「やらなきゃ死ぬからやるのが仕事」
仕事に関する名言も多い。仕事はやりがいを求めてやるのでなく、やらないと貧乏になって死んでしまうから目の前の仕事をやるだけ。「やんなくても一生喰えるっていうぐらいの金持ってりゃ、やらないと思うんですよ」と有吉は語る。でも、そんな金はどこにもない。だから、「やっぱり生きるためには仕事するしかないです」。
「下積みが長いのはその仕事が向いていない証拠」
仕事で何かの下積みを続けている人にとっては、ドキッとする言葉だろう。
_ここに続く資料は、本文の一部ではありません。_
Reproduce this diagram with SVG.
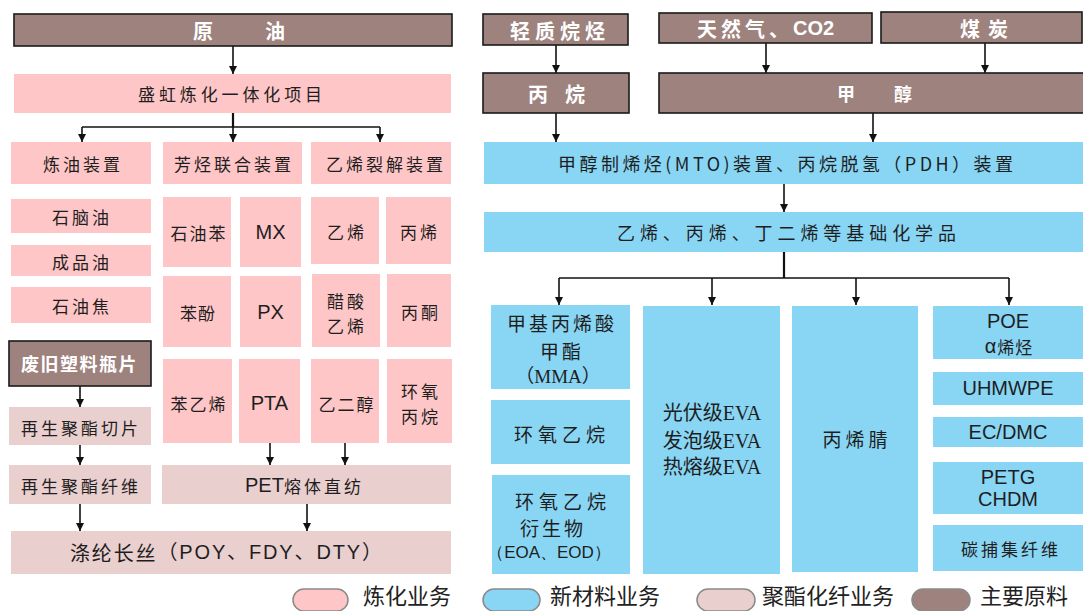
<svg xmlns="http://www.w3.org/2000/svg" width="1083" height="611" viewBox="0 0 1083 611">
<style>
.pk{fill:#FFC6C8}
.pg{fill:#EACFCF}
.bl{fill:#89D5F4}
.br{fill:#9E827E;stroke:#1a1a1a;stroke-width:1.6}
.t{font-family:"Noto Sans CJK SC",sans-serif;font-size:17px;fill:#1e1e1e;text-anchor:middle;dominant-baseline:central;letter-spacing:3px}
.ts{text-anchor:start}
.w{font-family:"Noto Sans CJK SC",sans-serif;font-size:20px;font-weight:bold;fill:#fff;dominant-baseline:central}
.a{font-family:"Liberation Sans",Arial,sans-serif;font-size:20px;fill:#1e1e1e;text-anchor:middle;dominant-baseline:central}
.s{font-family:"Liberation Serif","Noto Sans CJK SC",serif;font-size:20px;fill:#1e1e1e;text-anchor:middle;dominant-baseline:central}
.c{stroke:#111;stroke-width:1.6;fill:none}
.ct{stroke:#111;stroke-width:2.2;fill:none}
.lg{font-family:"Noto Sans CJK SC",sans-serif;font-size:22px;fill:#222}
.pill{stroke:#8a8a8a;stroke-width:1.5}
</style>
<defs>
<marker id="ah" markerUnits="userSpaceOnUse" markerWidth="9" markerHeight="9" refX="8" refY="4" orient="auto">
<path d="M0,0 L8,4 L0,8 z" fill="#111"/>
</marker>
</defs>
<rect width="1083" height="611" fill="#fff"/>

<g id="connectors">
<line class="c" x1="233" y1="46" x2="233" y2="74" marker-end="url(#ah)"/>
<line class="ct" x1="233" y1="113" x2="233" y2="127"/>
<line class="c" x1="82" y1="127" x2="380" y2="127"/>
<line class="c" x1="82" y1="127" x2="82" y2="142" marker-end="url(#ah)"/>
<line class="c" x1="233" y1="127" x2="233" y2="142" marker-end="url(#ah)"/>
<line class="c" x1="380" y1="127" x2="380" y2="142" marker-end="url(#ah)"/>
<line class="c" x1="80" y1="386" x2="80" y2="407" marker-end="url(#ah)"/>
<line class="c" x1="80" y1="445" x2="80" y2="465" marker-end="url(#ah)"/>
<line class="c" x1="270" y1="443" x2="270" y2="465" marker-end="url(#ah)"/>
<line class="c" x1="345" y1="443" x2="345" y2="465" marker-end="url(#ah)"/>
<line class="c" x1="80" y1="504" x2="80" y2="531" marker-end="url(#ah)"/>
<line class="c" x1="307" y1="504" x2="307" y2="531" marker-end="url(#ah)"/>
<line class="c" x1="556" y1="45" x2="556" y2="73" marker-end="url(#ah)"/>
<line class="c" x1="766" y1="43" x2="766" y2="73" marker-end="url(#ah)"/>
<line class="c" x1="985" y1="43" x2="985" y2="73" marker-end="url(#ah)"/>
<line class="c" x1="556" y1="113" x2="556" y2="142" marker-end="url(#ah)"/>
<line class="c" x1="873" y1="113" x2="873" y2="142" marker-end="url(#ah)"/>
<line class="c" x1="784" y1="184" x2="784" y2="212" marker-end="url(#ah)"/>
<line class="ct" x1="784" y1="252" x2="784" y2="278"/>
<line class="c" x1="559" y1="278" x2="1009" y2="278"/>
<line class="c" x1="559" y1="278" x2="559" y2="305" marker-end="url(#ah)"/>
<line class="c" x1="712" y1="278" x2="712" y2="305" marker-end="url(#ah)"/>
<line class="c" x1="856" y1="278" x2="856" y2="305" marker-end="url(#ah)"/>
<line class="c" x1="1009" y1="278" x2="1009" y2="305" marker-end="url(#ah)"/>
</g>

<g id="n-yuanyou"><rect class="br" x="14" y="14" width="438" height="32"/><text class="w" x="193" y="30" style="letter-spacing:16px">原　油</text></g>
<g id="n-shenghong"><rect class="pk" x="14" y="74" width="437" height="39"/><text class="t ts" x="138" y="93" textLength="184" style="letter-spacing:0">盛虹炼化一体化项目</text></g>
<g id="n-lianyou"><rect class="pk" x="11" y="142" width="140" height="42"/><text class="t" x="83" y="163">炼油装置</text></g>
<g id="n-fangting"><rect class="pk" x="163" y="142" width="139" height="42"/><text class="t" x="234" y="163">芳烃联合装置</text></g>
<g id="n-liejie"><rect class="pk" x="311" y="142" width="140" height="42"/><text class="t" x="386" y="163">乙烯裂解装置</text></g>
<g id="n-shinaoyou"><rect class="pk" x="11" y="199" width="140" height="34"/><text class="t" x="82" y="216">石脑油</text></g>
<g id="n-chengpinyou"><rect class="pk" x="11" y="245" width="140" height="31"/><text class="t" x="82" y="261">成品油</text></g>
<g id="n-shiyoujiao"><rect class="pk" x="11" y="287" width="140" height="36"/><text class="t" x="82" y="305">石油焦</text></g>
<g id="n-shiyouben"><rect class="pk" x="163" y="197" width="68" height="70"/><text class="t" x="199" y="232" style="letter-spacing:2px">石油苯</text></g>
<g id="n-mx"><rect class="pk" x="240" y="197" width="61" height="70"/><text class="a" x="270.5" y="232">MX</text></g>
<g id="n-yixi"><rect class="pk" x="311" y="197" width="68" height="67"/><text class="t" x="347" y="231">乙烯</text></g>
<g id="n-bingxi"><rect class="pk" x="386" y="197" width="65" height="67"/><text class="t" x="420" y="231">丙烯</text></g>
<g id="n-benfen"><rect class="pk" x="163" y="276" width="68" height="71"/><text class="t" x="198" y="312" style="letter-spacing:1px">苯酚</text></g>
<g id="n-px"><rect class="pk" x="240" y="276" width="61" height="71"/><text class="a" x="270.5" y="312">PX</text></g>
<g id="n-cusuan"><rect class="pk" x="312" y="274" width="68" height="73"/><text class="t" x="347" y="300">醋酸</text><text class="t" x="347" y="325">乙烯</text></g>
<g id="n-bingtong"><rect class="pk" x="387" y="274" width="64" height="73"/><text class="t" x="421" y="311">丙酮</text></g>
<g id="n-benyixi"><rect class="pk" x="163" y="359" width="69" height="84"/><text class="t" x="199" y="403" style="letter-spacing:2px">苯乙烯</text></g>
<g id="n-pta"><rect class="pk" x="239" y="359" width="61" height="84"/><text class="a" x="269.5" y="403">PTA</text></g>
<g id="n-yierchun"><rect class="pk" x="311" y="359" width="68" height="84"/><text class="t" x="347" y="403" style="letter-spacing:2px">乙二醇</text></g>
<g id="n-huanyang"><rect class="pk" x="387" y="359" width="65" height="84"/><text class="t" x="421" y="390">环氧</text><text class="t" x="421" y="415">丙烷</text></g>
<g id="n-feijiu"><rect class="br" x="9" y="341" width="142" height="45"/><text class="w" x="21" y="363" style="font-size:18px;letter-spacing:1.5px">废旧塑料瓶片</text></g>
<g id="n-zaisheng-qp"><rect class="pg" x="9" y="407" width="142" height="38"/><text class="t" x="81" y="427">再生聚酯切片</text></g>
<g id="n-zaisheng-xw"><rect class="pg" x="9" y="465" width="142" height="39"/><text class="t" x="81" y="485">再生聚酯纤维</text></g>
<g id="n-pet"><rect class="pg" x="162" y="465" width="289" height="39"/><text class="t ts" x="245" y="485" style="letter-spacing:3px"><tspan font-family="Liberation Sans, Arial, sans-serif" font-size="20" letter-spacing="0">PET</tspan>熔体直纺</text></g>
<g id="n-dilun"><rect class="pg" x="11" y="531" width="440" height="43"/><text class="t ts" x="70" y="552" textLength="312" style="letter-spacing:0;font-size:20px">涤纶长丝<tspan font-family="Liberation Sans, Noto Sans CJK SC, sans-serif">（POY、FDY、DTY）</tspan></text></g>

<g id="n-qingzhi"><rect class="br" x="483" y="14" width="145" height="31"/><text class="w" x="510" y="30" style="letter-spacing:5px">轻质烷烃</text></g>
<g id="n-tianranqi"><rect class="br" x="659" y="13" width="213" height="30"/><text class="w" x="697" y="28" style="letter-spacing:4px">天然气、<tspan font-family="Liberation Sans, Arial, sans-serif" letter-spacing="0">CO2</tspan></text></g>
<g id="n-meitan"><rect class="br" x="881" y="12" width="201" height="31"/><text class="w" x="960" y="28" style="letter-spacing:8px">煤炭</text></g>
<g id="n-bingwan"><rect class="br" x="483" y="73" width="146" height="40"/><text class="w" x="528" y="93" style="letter-spacing:17px">丙烷</text></g>
<g id="n-jiachun"><rect class="br" x="659" y="73" width="425" height="40"/><text class="w" x="837" y="93" style="font-size:18px;letter-spacing:39px">甲醇</text></g>
<g id="n-mto"><rect class="bl" x="484" y="142" width="599" height="42"/><text class="t ts" x="558" y="163" textLength="455" style="letter-spacing:0;font-size:18px">甲醇制烯烃(MTO)装置、丙烷脱氢（PDH）装置</text></g>
<g id="n-jichu"><rect class="bl" x="484" y="212" width="599" height="40"/><text class="t ts" x="617" y="232" textLength="339" style="letter-spacing:0;font-size:18px">乙烯、丙烯、丁二烯等基础化学品</text></g>
<g id="n-mma"><rect class="bl" x="491" y="305" width="139" height="84"/><text class="t" x="562" y="322" style="font-size:19px;letter-spacing:3px">甲基丙烯酸</text><text class="t" x="562" y="350" style="font-size:19px">甲酯</text><text class="s" x="558" y="376" style="font-size:19px">（MMA）</text></g>
<g id="n-hyyw"><rect class="bl" x="491" y="400" width="139" height="64"/><text class="t" x="562" y="433" style="font-size:19px;letter-spacing:5px">环氧乙烷</text></g>
<g id="n-hyyw-ysw"><rect class="bl" x="492" y="475" width="138" height="99"/><text class="t" x="563" y="500" style="font-size:19px;letter-spacing:5px">环氧乙烷</text><text class="t" x="553" y="527" style="font-size:19px;letter-spacing:3px">衍生物</text><text class="a" x="549" y="552" style="font-size:17px">（EOA、EOD）</text></g>
<g id="n-eva"><rect class="bl" x="643" y="306" width="137" height="268"/><text class="s" x="712" y="413">光伏级EVA</text><text class="s" x="712" y="441">发泡级EVA</text><text class="s" x="712" y="467">热熔级EVA</text></g>
<g id="n-bxj"><rect class="bl" x="792" y="306" width="126" height="266"/><text class="t" x="857" y="438" style="font-size:19px;letter-spacing:4px">丙烯腈</text></g>
<g id="n-poe"><rect class="bl" x="933" y="306" width="150" height="53"/><text class="a" x="1008" y="321">POE</text><text class="t" x="1009" y="346" style="letter-spacing:1px"><tspan font-family="Liberation Sans, sans-serif" font-size="20">α</tspan>烯烃</text></g>
<g id="n-uhmwpe"><rect class="bl" x="933" y="372" width="150" height="33"/><text class="a" x="1008" y="388">UHMWPE</text></g>
<g id="n-ecdmc"><rect class="bl" x="933" y="417" width="150" height="30"/><text class="a" x="1008" y="432">EC/DMC</text></g>
<g id="n-petg"><rect class="bl" x="933" y="462" width="150" height="52"/><text class="a" x="1008" y="477">PETG</text><text class="a" x="1008" y="499">CHDM</text></g>
<g id="n-tbj"><rect class="bl" x="933" y="525" width="150" height="46"/><text class="t" x="1011" y="548" style="letter-spacing:3px">碳捕集纤维</text></g>

<g id="legend">
<rect class="pill" x="293" y="589" width="55" height="22" rx="11" fill="#FFC6C8"/>
<text class="lg" x="363" y="604">炼化业务</text>
<rect class="pill" x="483" y="589" width="57" height="22" rx="11" fill="#89D5F4" stroke="#4f8fb0"/>
<text class="lg" x="550" y="604">新材料业务</text>
<rect class="pill" x="697" y="589" width="58" height="22" rx="11" fill="#EACFCF"/>
<text class="lg" x="762" y="604">聚酯化纤业务</text>
<rect class="pill" x="912" y="589" width="58" height="22" rx="11" fill="#9E827E" stroke="#6a5a58"/>
<text class="lg" x="980" y="604">主要原料</text>
</g>
</svg>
「僕は世の中で一番無駄なものって『下積み』だと思うんですよね」「本当に仕事できるヤツは、もうとっくに芽が出てるよって」。この考え方は、「やらなきゃ死ぬからやるのが仕事」に通じている。つまり、仕事に無駄なロマンを求めないということだ。
「“俺なんか無理だ”と思えば楽になる」
有吉は仕事がなくて金に困っていたとき、「これじゃ結婚できねーな」「子供も養えないな」と「結構まとも」なことを考えていたのだという。考えれば考えるほど辛くなり、落ち込んではまた辛くなるの繰り返し。では、その心理状況から有吉はどうやって抜け出したのだろうか? 答えはこうだ。「『自分は普通なんだ』って思うのをやめました」。普通の人なら結婚ぐらいするだろう、自分も普通の生活ができるはずだ。しかし、その思いが自分を追い詰めている。それなら、一度楽になって吹っ切れてから、目の前の仕事に励めばいい。いつか結婚できる相手が現れたら、そのとき結婚すればいいんだから。
バブルなんかに踊らされず、過激なまでに保守的なのが有吉の強さなのだろう。逆に何かに踊らされている連中を地に足をつけたままじっと観察し、タイミングよくカウンターを放つのが有吉の芸風なのだ。
とはいえ、本人からすると「前と同じように下ネタも悪意もまきちらしてますけど、最近は勝手にみんな、いいように解釈してくれるんですね」とのこと。まさに今回の原稿のことですね。すみません。